**GIVEN INSTRUCTION**
Output the material beneath this task exactly, images excluded.

■ ■ ■ ■ ■

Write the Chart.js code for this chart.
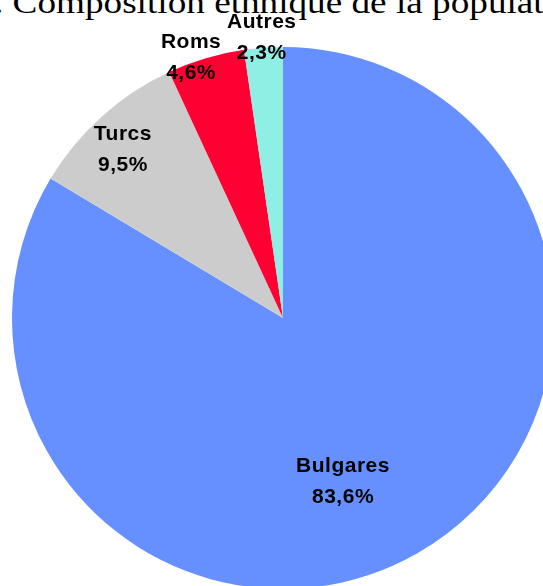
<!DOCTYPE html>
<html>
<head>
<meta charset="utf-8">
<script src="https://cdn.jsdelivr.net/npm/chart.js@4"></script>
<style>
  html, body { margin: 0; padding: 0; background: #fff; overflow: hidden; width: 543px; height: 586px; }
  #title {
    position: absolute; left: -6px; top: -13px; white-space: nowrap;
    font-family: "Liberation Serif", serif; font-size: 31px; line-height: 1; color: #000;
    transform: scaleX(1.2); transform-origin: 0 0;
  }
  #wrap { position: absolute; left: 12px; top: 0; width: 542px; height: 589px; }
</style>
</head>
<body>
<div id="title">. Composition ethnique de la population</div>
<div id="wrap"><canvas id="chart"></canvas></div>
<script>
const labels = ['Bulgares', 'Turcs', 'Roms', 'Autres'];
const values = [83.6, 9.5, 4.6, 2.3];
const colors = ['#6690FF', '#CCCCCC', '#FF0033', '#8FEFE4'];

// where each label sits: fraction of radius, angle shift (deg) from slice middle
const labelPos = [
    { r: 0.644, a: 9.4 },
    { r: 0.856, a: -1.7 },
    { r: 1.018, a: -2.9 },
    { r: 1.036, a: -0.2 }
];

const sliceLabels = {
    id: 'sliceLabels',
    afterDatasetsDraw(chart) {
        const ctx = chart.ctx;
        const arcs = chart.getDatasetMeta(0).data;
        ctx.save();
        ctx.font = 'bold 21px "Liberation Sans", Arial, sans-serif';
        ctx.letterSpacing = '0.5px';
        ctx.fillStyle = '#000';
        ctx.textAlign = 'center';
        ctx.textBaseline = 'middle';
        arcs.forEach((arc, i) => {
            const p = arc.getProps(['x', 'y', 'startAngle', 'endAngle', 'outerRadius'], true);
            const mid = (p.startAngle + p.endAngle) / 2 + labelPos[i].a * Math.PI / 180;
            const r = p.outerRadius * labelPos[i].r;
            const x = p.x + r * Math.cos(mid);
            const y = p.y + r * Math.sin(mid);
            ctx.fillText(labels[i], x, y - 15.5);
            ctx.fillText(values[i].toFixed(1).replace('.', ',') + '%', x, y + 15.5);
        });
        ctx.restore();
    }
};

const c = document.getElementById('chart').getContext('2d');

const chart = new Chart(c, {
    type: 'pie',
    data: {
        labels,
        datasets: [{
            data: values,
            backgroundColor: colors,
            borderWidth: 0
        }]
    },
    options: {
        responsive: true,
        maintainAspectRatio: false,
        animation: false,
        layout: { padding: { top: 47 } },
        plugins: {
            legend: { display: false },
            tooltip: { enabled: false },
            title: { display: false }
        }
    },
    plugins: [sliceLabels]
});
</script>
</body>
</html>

■ ■ ■ ■ ■

**EXERCISE SOLUTION**
Write the Chart.js code for this chart.
<!DOCTYPE html>
<html>
<head>
<meta charset="utf-8">
<script src="https://cdn.jsdelivr.net/npm/chart.js@4"></script>
<style>
  html, body { margin: 0; padding: 0; background: #fff; overflow: hidden; width: 543px; height: 586px; }
  #title {
    position: absolute; left: -6px; top: -13px; white-space: nowrap;
    font-family: "Liberation Serif", serif; font-size: 31px; line-height: 1; color: #000;
    transform: scaleX(1.2); transform-origin: 0 0;
  }
  #wrap { position: absolute; left: 12px; top: 0; width: 542px; height: 589px; }
</style>
</head>
<body>
<div id="title">. Composition ethnique de la population</div>
<div id="wrap"><canvas id="chart"></canvas></div>
<script>
const labels = ['Bulgares', 'Turcs', 'Roms', 'Autres'];
const values = [83.6, 9.5, 4.6, 2.3];
const colors = ['#6690FF', '#CCCCCC', '#FF0033', '#8FEFE4'];

// where each label sits: fraction of radius, angle shift (deg) from slice middle
const labelPos = [
    { r: 0.644, a: 9.4 },
    { r: 0.856, a: -1.7 },
    { r: 1.018, a: -2.9 },
    { r: 1.036, a: -0.2 }
];

const sliceLabels = {
    id: 'sliceLabels',
    afterDatasetsDraw(chart) {
        const ctx = chart.ctx;
        const arcs = chart.getDatasetMeta(0).data;
        ctx.save();
        ctx.font = 'bold 21px "Liberation Sans", Arial, sans-serif';
        ctx.letterSpacing = '0.5px';
        ctx.fillStyle = '#000';
        ctx.textAlign = 'center';
        ctx.textBaseline = 'middle';
        arcs.forEach((arc, i) => {
            const p = arc.getProps(['x', 'y', 'startAngle', 'endAngle', 'outerRadius'], true);
            const mid = (p.startAngle + p.endAngle) / 2 + labelPos[i].a * Math.PI / 180;
            const r = p.outerRadius * labelPos[i].r;
            const x = p.x + r * Math.cos(mid);
            const y = p.y + r * Math.sin(mid);
            ctx.fillText(labels[i], x, y - 15.5);
            ctx.fillText(values[i].toFixed(1).replace('.', ',') + '%', x, y + 15.5);
        });
        ctx.restore();
    }
};

const c = document.getElementById('chart').getContext('2d');

const chart = new Chart(c, {
    type: 'pie',
    data: {
        labels,
        datasets: [{
            data: values,
            backgroundColor: colors,
            borderWidth: 0
        }]
    },
    options: {
        responsive: true,
        maintainAspectRatio: false,
        animation: false,
        layout: { padding: { top: 47 } },
        plugins: {
            legend: { display: false },
            tooltip: { enabled: false },
            title: { display: false }
        }
    },
    plugins: [sliceLabels]
});
</script>
</body>
</html>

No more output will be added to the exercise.